STATE SPENDING BALLOONS: BUT WHAT ABOUT OUR MIDDLE CLASS?
By: Rep. Tim Burns, District 89
PLIGHT OF THE MIDDLE CLASS
The plight of Louisiana’s middle class was poignantly illustrated in an article which recently appeared in the Times Picayune entitled “Broken Dreams.” The byline of the article stated that many residents in the post-Katrina era are finding themselves faced with higher expenses and struggling to simply make ends meet. The article profiled Demetrious and Sondra Dillon, a working couple and parents trying to rebuild their lives after Katrina. Like so many who evacuated after the 2005 hurricanes, they were forced to live off of their savings, their credit cards and their cash at hand. Many also lost their jobs in addition to their houses. The Dillon’s tale is repeated over and over throughout Southeast Louisiana as residents struggle to rebuild their careers, their families and their lives.
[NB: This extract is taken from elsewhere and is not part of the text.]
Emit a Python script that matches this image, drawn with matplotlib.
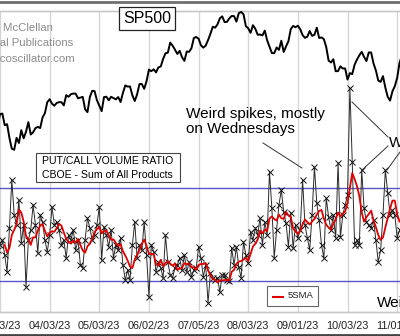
import matplotlib
matplotlib.use('Agg')
import matplotlib.pyplot as plt
import numpy as np
import pandas as pd
from matplotlib.lines import Line2D
from matplotlib.patches import Rectangle

plt.rcParams['font.family'] = ['Liberation Sans', 'DejaVu Sans']

# ---- data (trading days from 03/01/23) ----
sp500 = [
    3951.39, 3981.35, 4045.64, 4048.42, 3986.37, 3992.01, 3918.32, 3861.59, 3855.76, 3919.29,
    3891.93, 3960.28, 3916.64, 3951.57, 4002.87, 3936.97, 3948.72, 3970.99, 3977.53, 3971.27,
    4027.81, 4050.83, 4109.31,
    4124.51, 4100.60, 4090.38, 4105.02, 4109.11, 4108.94, 4091.95, 4146.22, 4137.64, 4151.32,
    4154.87, 4154.52, 4129.79, 4133.52, 4137.04, 4071.63, 4055.99, 4135.35, 4169.48,
    4167.87, 4119.58, 4090.75, 4061.22, 4136.25, 4138.12, 4119.17, 4137.64, 4130.62, 4124.08,
    4136.28, 4109.90, 4158.77, 4198.05, 4191.98, 4192.63, 4145.58, 4115.24, 4151.28, 4205.45,
    4205.52, 4179.83,
    4221.02, 4282.37, 4273.79, 4283.85, 4267.52, 4293.93, 4298.86, 4338.93, 4369.01, 4372.59,
    4425.84, 4409.59, 4388.71, 4365.69, 4381.89, 4348.33, 4328.82, 4378.41, 4376.86, 4396.44,
    4450.38,
    4455.59, 4446.82, 4411.59, 4398.95, 4409.53, 4439.26, 4472.16, 4510.04, 4505.42, 4522.79,
    4554.98, 4565.72, 4534.87, 4536.34, 4554.64, 4567.46, 4566.75, 4537.41, 4582.23, 4588.96,
    4576.73, 4513.39, 4501.89, 4478.03, 4518.44, 4499.38, 4467.71, 4468.83, 4464.05, 4489.72,
    4437.86, 4404.33, 4370.36, 4369.71, 4399.77, 4387.55, 4436.01, 4376.31, 4405.71, 4433.31,
    4497.63, 4514.87, 4507.66,
    4515.77, 4496.83, 4465.48, 4451.14, 4457.49, 4487.46, 4461.90, 4467.44, 4505.10, 4450.32,
    4453.53, 4443.95, 4402.20, 4330.00, 4320.06, 4337.44, 4273.53, 4274.51, 4299.70, 4288.05,
    4288.39, 4229.45, 4263.75, 4258.19, 4308.50, 4335.66, 4358.24, 4376.95, 4349.61, 4327.78,
    4373.63, 4373.20, 4314.60, 4278.00, 4224.16, 4217.04, 4247.68, 4186.77, 4137.23, 4117.37,
    4166.82, 4193.80,
    4237.86, 4317.78, 4358.34,
]

pc_ratio = [
    0.948, 0.900, 0.916, 0.932, 0.884, 0.829, 0.971, 1.126, 1.013, 0.981,
    1.061, 0.923, 0.981, 0.781, 0.932, 0.965, 1.045, 0.981, 0.890, 1.013,
    0.990, 0.932, 0.894, 0.948, 1.039, 0.981, 0.990, 0.965, 0.916, 0.932,
    0.874, 0.948, 0.932, 0.965, 0.900, 0.932, 0.852, 0.842, 0.932, 1.003,
    0.971, 0.932, 0.948, 0.981, 1.039, 0.868, 0.974, 0.948, 0.910, 0.965,
    0.874, 0.916, 0.900, 0.939, 0.852, 0.803, 0.835, 0.803, 0.916, 0.990,
    0.874, 0.916, 0.900, 0.990, 0.884, 0.748, 0.916, 0.894, 0.829, 0.861,
    0.842, 0.810, 0.948, 0.861, 0.819, 0.810, 0.842, 0.852, 0.874, 0.835,
    0.884, 0.829, 0.861, 0.813, 0.835, 0.842, 0.910, 0.874, 0.813, 0.852,
    0.729, 0.826, 0.810, 0.803, 0.810, 0.765, 0.820, 0.819, 0.803, 0.800,
    0.906, 0.852, 0.910, 0.845, 0.810, 0.926, 0.884, 0.858, 0.958, 0.932,
    0.971, 0.948, 1.003, 0.916, 0.990, 0.948, 1.152, 1.035, 0.874, 0.965,
    1.045, 1.094, 1.023, 0.987, 0.910, 1.019, 0.906, 0.981, 0.939, 0.965,
    1.126, 0.981, 0.939, 0.900, 1.013, 1.168, 1.052, 0.997, 0.916, 0.874,
    1.068, 1.006, 0.965, 1.013, 0.939, 1.181, 0.942, 1.013, 1.045, 1.077,
    1.423, 1.184, 0.916, 0.932, 0.916, 1.158, 1.035, 0.990, 0.981, 0.971,
    0.997, 0.932, 0.861, 0.900, 1.013, 1.158, 1.084, 1.013, 1.029, 1.013,
    0.939, 0.965,
]

tick_pos = [2, 23, 44, 65, 86, 107, 128, 149, 170]
tick_labels = ['03/03/23', '04/03/23', '05/03/23', '06/02/23', '07/05/23',
               '08/03/23', '09/01/23', '10/03/23', '11/01/23']
band_levels = [1.10, 0.80]
sma_window = 5

# ---- figure ----
W, H = 400, 336
fig = plt.figure(figsize=(W / 100, H / 100), dpi=100)
fig.patch.set_facecolor('white')

def fx(x):
    return x / W

def fy(y):
    return 1 - y / H

ax = fig.add_axes([0, fy(312), 1, (312 - 11) / H])
ax2 = ax.twinx()

x_sp = np.arange(len(sp500))
x_pc = np.arange(len(pc_ratio))
sma = pd.Series(pc_ratio).rolling(sma_window).mean()

# put/call panel
for lvl in band_levels:
    ax.axhline(lvl, color='#5656c8', lw=1.0, zorder=2)
ax.plot(x_pc, pc_ratio, color='#2a2a2a', lw=0.7, marker='x', ms=4.5,
        mew=0.7, mec='#111111', zorder=3)
ax.plot(x_pc, sma, color='#e00000', lw=1.3, zorder=4)

# SP500 panel
ax2.plot(x_sp, sp500, color='black', lw=1.4, zorder=5)

ax.set_xlim(4.58, 171.2)
ax.set_ylim(0.700, 1.671)
ax2.set_ylim(2993, 4594)

ax.set_xticks(tick_pos)
ax.set_xticklabels(tick_labels, fontsize=7.8, color='#222222')
ax.tick_params(axis='x', length=0, pad=6.5)
ax.set_yticks([])
ax2.set_yticks([])
ax.grid(axis='x', color='#d6d6d6', lw=1.0, zorder=0)
ax.set_axisbelow(True)

for a in (ax, ax2):
    a.spines['left'].set_visible(False)
    a.spines['right'].set_visible(False)
    a.spines['top'].set_color('#c8c8c8')
    a.spines['bottom'].set_color('#c8c8c8')
    a.spines['top'].set_linewidth(1.0)
    a.spines['bottom'].set_linewidth(1.0)

# frame lines of the original figure
fig.add_artist(Line2D([0, 1], [fy(1.5), fy(1.5)], transform=fig.transFigure,
                      color='#6e6e6e', lw=2.0))
fig.add_artist(Line2D([0, 1], [fy(334.5), fy(334.5)], transform=fig.transFigure,
                      color='#444444', lw=2.0))

# titles / boxes
fig.text(fx(147), fy(18.5), 'SP500', fontsize=11.5, ha='center', va='center',
         bbox=dict(boxstyle='square,pad=0.25', fc='white', ec='#222222', lw=0.9))

for txt, yy in [('© 2023 McClellan', 28), ('Financial Publications', 43.5),
                ('www.mcoscillator.com', 59)]:
    fig.text(fx(-37), fy(yy), txt, fontsize=8.2, color='#8c8c8c', ha='left', va='center')

fig.add_artist(Rectangle((fx(36), fy(182)), fx(180) - fx(36), fy(153) - fy(182),
                         transform=fig.transFigure, fc='white', ec='#444444', lw=0.8))
fig.text(fx(41.5), fy(161.5), 'PUT/CALL VOLUME RATIO', fontsize=7.6, ha='left', va='center')
fig.text(fx(41.5), fy(174.5), 'CBOE - Sum of All Products', fontsize=7.6, ha='left', va='center')

fig.text(fx(186), fy(121.5), 'Weird spikes, mostly\non Wednesdays', fontsize=11,
         ha='left', va='center', linespacing=1.05)
fig.text(fx(389), fy(143), 'Weird', fontsize=11, ha='left', va='center')
fig.text(fx(377), fy(303), 'Weird', fontsize=11, ha='left', va='center')

for (x1, y1, x2, y2) in [(263, 143, 302, 168), (352, 102, 388, 137),
                          (388, 146, 362, 170), (400, 152, 387, 170)]:
    fig.add_artist(Line2D([fx(x1), fx(x2)], [fy(y1), fy(y2)], transform=fig.transFigure,
                          color='#333333', lw=0.7))

# legend
fig.add_artist(Rectangle((fx(267), fy(306)), fx(318) - fx(267), fy(286) - fy(306),
                         transform=fig.transFigure, fc='white', ec='#666666', lw=0.8))
fig.add_artist(Line2D([fx(273), fx(283)], [fy(296.5), fy(296.5)], transform=fig.transFigure,
                      color='#e00000', lw=1.5))
fig.text(fx(288), fy(296), '5SMA', fontsize=6.8, ha='left', va='center', color='#222222')

fig.savefig('out.png', dpi=100, facecolor='white')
Couples such as the Dillons are the fabric of our society, hard-working, taxpaying citizens. Yet they seem often ignored by state government. The 2007-2008 budget recently unveiled by the administration contains spending of nearly $30 billion dollars, which puts Louisiana 3rd in the nation in terms of per capita spending according to the latest figures by the Tax Foundation.
Rather than spend all of the surplus, why not return some of it to the people who need it most, namely the taxpaying citizens, who are trying to get back on their feet and are burdened with higher insurance payments. Many of my constituents told me that they paid more state income tax when they filed their return than federal income tax. When our citizens are paying more state income tax on tax filing day then federal income tax, then there is definitely a problem. The 2002 Stelly plan, which I vigorously opposed as a citizen activist, (I was not yet elected to the legislature) was inaccurately sold to the voters as an equitable swap in income taxes for sales taxes. Unfortunately, it has turned out to be is a boondoggle for the state and a burden for the middle class, resulting in significantly higher tax payments. I will be filing several bills in the upcoming legislative session to repeal all or part of Stelly.
Last year I was successful in passing legislation giving citizens an extra year to file their damage claims from hurricanes. This year I want to help further reform Louisiana’s insurance laws to make coverage more affordable for residents. Ideally, a program could be underwritten by the federal government (like federal flood insurance), which would provide affordable wind and hail coverage for our citizens. Although several bills are pending in Congress, the state needs to act also. I intend to file legislation giving tax credits for making one's home more storm proof and requiring insurer discounts for any hazard mitigation provisions. I would also favor making the insurance industry more competitive so that we are not held hostage by a few big insurers. Finally, I will continue to promote and file legislation to prohibit insurance companies from taking advantage of ordinary citizens.